The PT calculation is based on an entity's actual accounting profits, prepared in accordance with the Lao Accounting Manual, and adjusted for tax purposes. The Lao PDR tax regulations are silent on the treatment of many items. Generally, in such cases, the tax treatment will follow the accounting treatment. Some of the more common differences are depreciation, entertainment expenses, and the non-deductibility of certain reserves and provisions (until actually paid).
Inventory valuation for tax purposes follows the method used for accounting purposes in Lao PDR. All allowances are non-deductible expenses.
There is no separate tax on capital gains in Lao PDR. However, profits from the sale of shares are subject to tax at the rate of 2% of the selling price.
There is no tax on the gain on sale of shares listed in the LSX.
The buyer of shares, except shares listed in the LSX, is required to withhold and remit the tax.
The rate of income tax on sales or transfers of real property are as follows:
- In case of land for agriculture purposes: 1% of the selling price.
- In other cases: 2% of the selling price.
Dividends (including share in partnership income) received are taxed at a flat rate of 10%. Dividends distributed by companies listed in the LSX are exempt from tax.
Interest income (except exempt interest income) shall be appropriately subject to income tax of 10%. Exempt interest income includes:
- interest income derived from money deposited with the commercial banks.

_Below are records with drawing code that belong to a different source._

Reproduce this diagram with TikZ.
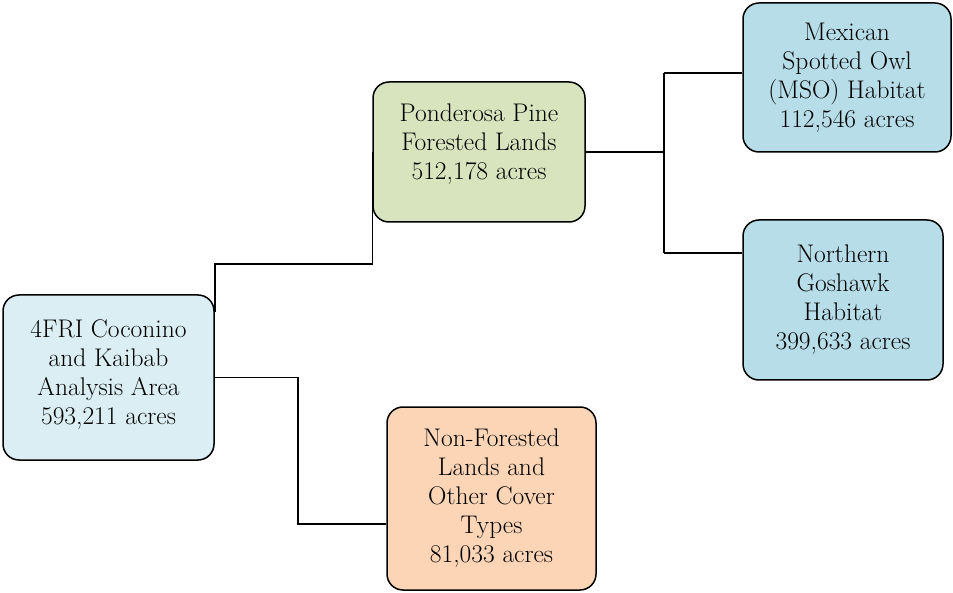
\documentclass[tikz,border=0pt]{standalone}
\usepackage{fontspec}
\definecolor{rootfill}{HTML}{DAEEF3}
\definecolor{pondfill}{HTML}{D7E4BD}
\definecolor{nonffill}{HTML}{FBD5B5}
\definecolor{habfill}{HTML}{B7DDE8}
\begin{document}
\begin{tikzpicture}[x=1pt,y=-1pt,
  box/.style={draw=black, line width=1.5pt, rounded corners=16pt, align=center,
    font=\fontsize{25.5}{29}\selectfont, inner sep=0pt},
  conn/.style={draw=black, line width=1.5pt}]
\useasboundingbox (0,0) rectangle (953,593);
\node[box, fill=rootfill, minimum width=211pt, minimum height=165pt] (root) at (108.5,377.5)
  {4FRI Coconino\\and Kaibab\\Analysis Area\\593,211 acres\\[-19pt]\mbox{}};
\node[box, fill=pondfill, minimum width=212pt, minimum height=140pt] (pond) at (479,152)
  {Ponderosa Pine\\Forested Lands\\512,178 acres\\[-9pt]\mbox{}};
\node[box, fill=nonffill, minimum width=209pt, minimum height=183pt] (nonf) at (491.5,498.5)
  {Non-Forested\\Lands and\\Other Cover\\Types\\81,033 acres};
\node[box, fill=habfill, minimum width=208pt, minimum height=149pt] (mso) at (847,77.5)
  {Mexican\\Spotted Owl\\(MSO) Habitat\\112,546 acres};
\node[box, fill=habfill, minimum width=200pt, minimum height=160pt] (gos) at (843,300)
  {Northern\\Goshawk\\Habitat\\399,633 acres};
\coordinate (j1) at (214,264);
\coordinate (j2) at (298,524);
\coordinate (j3) at (664,152);
\coordinate (j4) at (664,73);
\coordinate (j5) at (664,253);
\draw[conn] ([yshift=-18pt]root.north east) -- (root.east |- j1) -- (pond.west |- j1) -- (pond.west);
\draw[conn] (root.east) -| (j2) -- (nonf.west |- j2);
\draw[conn] (pond.east) -- (j3);
\draw[conn] (j4) -- (j5);
\draw[conn] (j4) -- (mso.west |- j4);
\draw[conn] (j5) -- (gos.west |- j5);
\end{tikzpicture}
\end{document}
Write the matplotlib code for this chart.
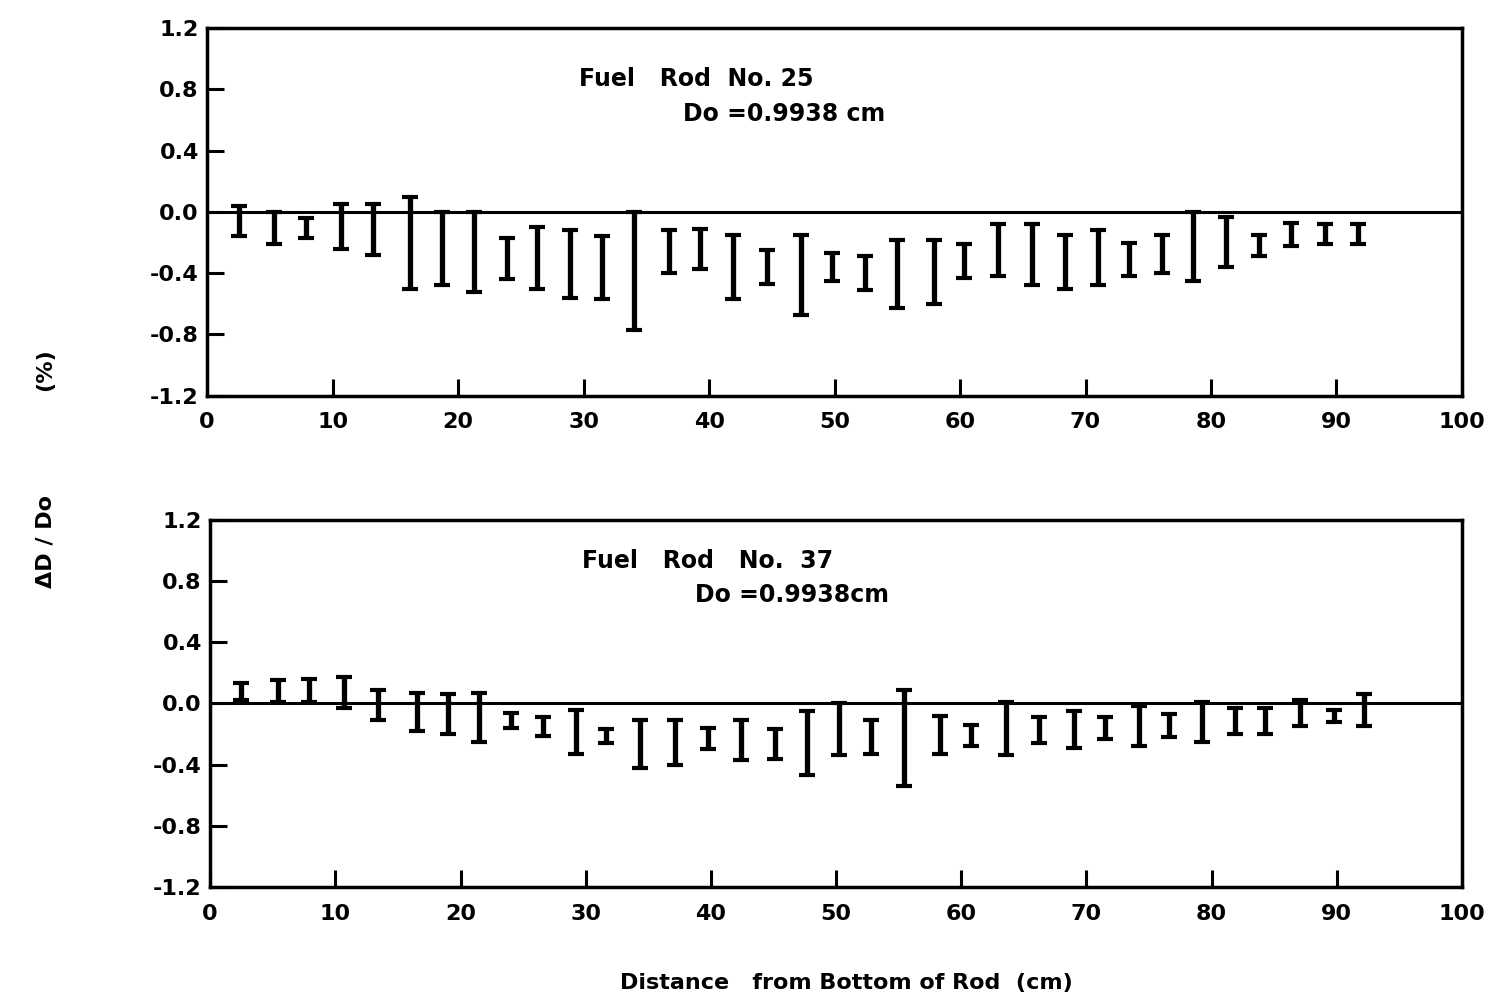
import matplotlib
matplotlib.use("Agg")
import matplotlib.pyplot as plt
import numpy as np

plt.rcParams['font.family'] = ['DejaVu Sans']
plt.rcParams['font.weight'] = 'bold'
plt.rcParams['axes.unicode_minus'] = False

# Fuel rod No. 25: position (cm), upper and lower end of each bar (%)
X25 = [2.5, 5.3, 7.9, 10.65, 13.25, 16.2, 18.75, 21.3, 23.9, 26.3, 28.9, 31.5,
       34.0, 36.8, 39.3, 41.9, 44.6, 47.3, 49.8, 52.4, 55.0, 57.9, 60.3, 63.0,
       65.7, 68.4, 71.0, 73.5, 76.1, 78.6, 81.2, 83.8, 86.4, 89.1, 91.7]
HI25 = [0.04, 0.0, -0.04, 0.05, 0.05, 0.10, 0.0, 0.0, -0.17, -0.10, -0.12, -0.16,
        0.0, -0.12, -0.11, -0.15, -0.25, -0.15, -0.27, -0.29, -0.18, -0.18, -0.21, -0.08,
        -0.08, -0.15, -0.12, -0.20, -0.15, 0.0, -0.03, -0.15, -0.07, -0.08, -0.08]
LO25 = [-0.16, -0.21, -0.17, -0.24, -0.28, -0.50, -0.48, -0.52, -0.44, -0.50, -0.56, -0.57,
        -0.77, -0.40, -0.37, -0.57, -0.47, -0.67, -0.45, -0.51, -0.63, -0.60, -0.43, -0.42,
        -0.48, -0.50, -0.48, -0.42, -0.40, -0.45, -0.36, -0.29, -0.22, -0.21, -0.21]

# Fuel rod No. 37
X37 = [2.5, 5.4, 7.9, 10.7, 13.4, 16.5, 19.0, 21.5, 24.0, 26.6, 29.2, 31.6,
       34.3, 37.1, 39.8, 42.4, 45.1, 47.7, 50.2, 52.8, 55.4, 58.3, 60.8, 63.6,
       66.2, 69.0, 71.5, 74.2, 76.6, 79.2, 81.9, 84.3, 87.1, 89.8, 92.2]
HI37 = [0.13, 0.15, 0.16, 0.17, 0.09, 0.07, 0.06, 0.07, -0.06, -0.09, -0.04, -0.17,
        -0.11, -0.11, -0.16, -0.11, -0.17, -0.05, 0.0, -0.11, 0.09, -0.08, -0.14, 0.01,
        -0.09, -0.05, -0.09, -0.02, -0.07, 0.01, -0.03, -0.03, 0.02, -0.04, 0.06]
LO37 = [0.02, 0.01, 0.01, -0.03, -0.11, -0.18, -0.20, -0.25, -0.16, -0.21, -0.33, -0.26,
        -0.42, -0.40, -0.30, -0.37, -0.36, -0.47, -0.34, -0.33, -0.54, -0.33, -0.28, -0.34,
        -0.26, -0.29, -0.23, -0.28, -0.22, -0.25, -0.20, -0.20, -0.15, -0.12, -0.15]

X_TICKS = [0, 10, 20, 30, 40, 50, 60, 70, 80, 90, 100]
Y_TICKS = [1.2, 0.8, 0.4, 0.0, -0.4, -0.8, -1.2]

fig = plt.figure(figsize=(15.01, 10.07), dpi=100)
ax1 = fig.add_axes([0.138, 0.607, 0.836, 0.365])
ax2 = fig.add_axes([0.140, 0.119, 0.834, 0.365])

panels = [
    (ax1, X25, HI25, LO25, "Fuel   Rod  No. 25", "Do =0.9938 cm", (29.6, 0.87), (37.9, 0.64)),
    (ax2, X37, HI37, LO37, "Fuel   Rod   No.  37", "Do =0.9938cm", (29.7, 0.93), (38.7, 0.71)),
]

for ax, xs, hi, lo, t1, t2, p1, p2 in panels:
    hi = np.array(hi)
    lo = np.array(lo)
    mid = (hi + lo) / 2
    err = (hi - lo) / 2
    ax.errorbar(xs, mid, yerr=err, fmt='none', ecolor='black',
                elinewidth=3.8, capsize=5.5, capthick=3)
    ax.axhline(0, color='black', lw=2.2)
    ax.set_xlim(0, 100)
    ax.set_ylim(-1.2, 1.2)
    ax.set_xticks(X_TICKS)
    ax.set_yticks(Y_TICKS)
    ax.set_yticklabels(['%.1f' % v for v in Y_TICKS])
    ax.tick_params(direction='in', length=12, width=2.2, labelsize=16, pad=12)
    ax.tick_params(axis='y', pad=6)
    for s in ax.spines.values():
        s.set_linewidth(2.5)
    ax.text(p1[0], p1[1], t1, fontsize=17, fontweight='bold', va='center')
    ax.text(p2[0], p2[1], t2, fontsize=17, fontweight='bold', va='center')

fig.text(0.030, 0.633, "(%)", rotation=90, fontsize=16, fontweight='bold',
         ha='center', va='center')
fig.text(0.030, 0.462, "\u0394D / Do", rotation=90, fontsize=16, fontweight='bold',
         ha='center', va='center')
fig.text(0.564, 0.024, "Distance   from Bottom of Rod  (cm)", fontsize=16,
         fontweight='bold', ha='center', va='center')

plt.savefig("out.png", dpi=100)
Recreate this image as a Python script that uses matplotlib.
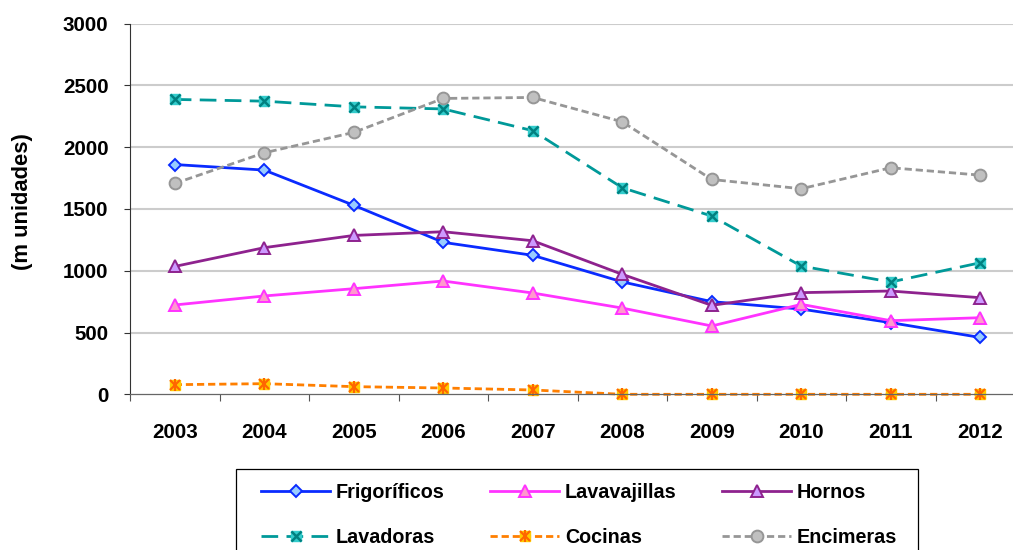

- interest income from government bonds or debentures.
Rental and royalty income are appropriately subject to income tax at the flat rate of 10% and 5%, respectively.
Unrealised exchange gains/losses
Unrealised exchange gains are not taxable, and losses are not deductible.
Companies registered under Lao PDR Law are taxed on their worldwide income. Foreign income derived from a treaty country is taxed according to the applicable DTT.